G. is a special case of course. There is at least one side of him to which I am attracted. The other side of him irritates me primarily because I find it boring. He is an example of a person who is intelligent and yet has no mind. Nevertheless I like him because he has not disappointed me by providing me with his version of intellectual companionship, a type of association for which I have no desire. He is a man who, unlike the vast majority of men, rises above his usual self when he assumes the role of an artist. My main peeve against him stems from his whining self-pity, his unrelenting obsession with what he imagines as his insecurity and his insistence on my being an always-available ear for his complaints. Hours and hours are spent, and I cannot help but think of them as wasted, in which I am chained to his monotonously repetitious moaning. If I am eventually driven away from him it will be because he has imposed upon so much of my valuable time filling it with a vacuum of his dissatisfactions.
*
I must have more time to satisfy my appetites without living in constant apprehension of someone bursting into the room and telling me how many of his own desires are being sacrificed for the sake of my poems.
*
Everyday I am astounded by new discoveries. My whole life has been spent in a state of astonishment at the revelations unveiled to me by my fellow earthdwellers.
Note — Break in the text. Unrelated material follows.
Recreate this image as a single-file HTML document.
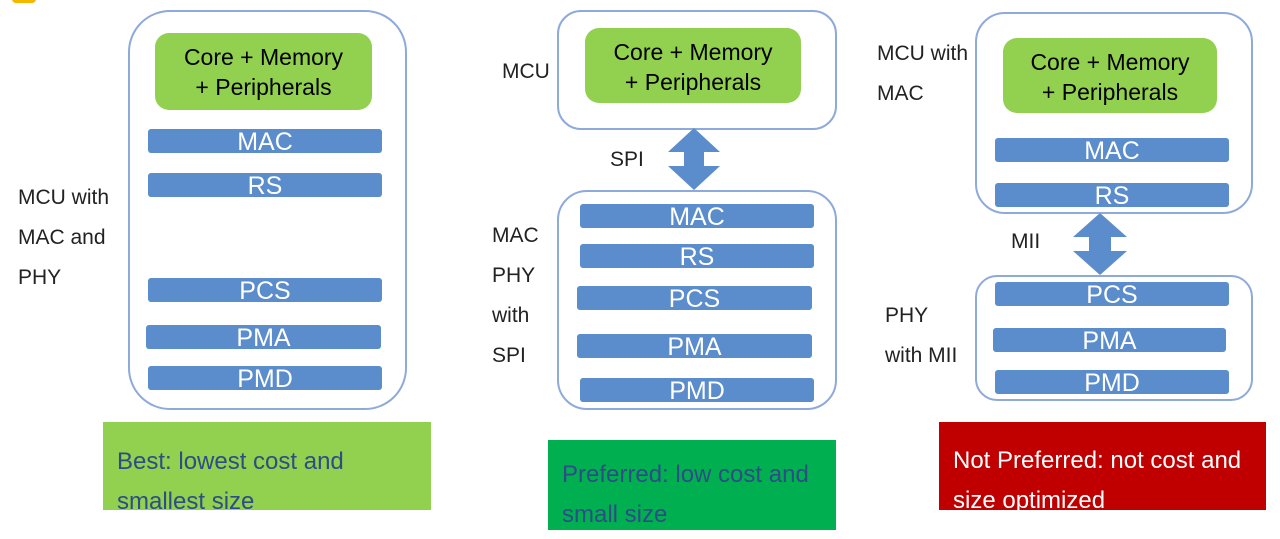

Their capacity for delusion is no more amazing than their passion for indulging themselves in all that their gullibility can absorb. Admittedly I am often depressed by the large amounts of energy and time devoted to what I regard as insignificant, yet I also must acknowledge the fact that out of all this predominately pointless activity comes certain sublime surprises. And these cannot be casually shrugged off. They frequently give to human life a meaning which transcends the boundaries of reason.
*
Sometimes I suspect that writing in this notebook is nothing more than a compromise. Yet theoretically, at least, I would like to think of it as a kind of bridge which enables me to pass from the prosaic to the sublime, from the dutifully mundane to the poetic. When Virginia Woolf says she is elated at having incorporated some of her most precious ideas into her work without having spoiled the organic whole I feel that I understand her pleasure. She insists these ideas appear to have merely slipped in, as though a place had been left open for them. Obscurity, complexity and depth are often closely related to each other. Simplifications carry with them the tone of finality which frequently emanates from simple minds, minds incapable of probing psychic depths. Intellectual humility and intelligence are synonymous. Keats once wrote, “The only means of strengthening one’s intellect is to make up one’s mind about nothing–to let the mind be a thoroughfare for all thoughts.”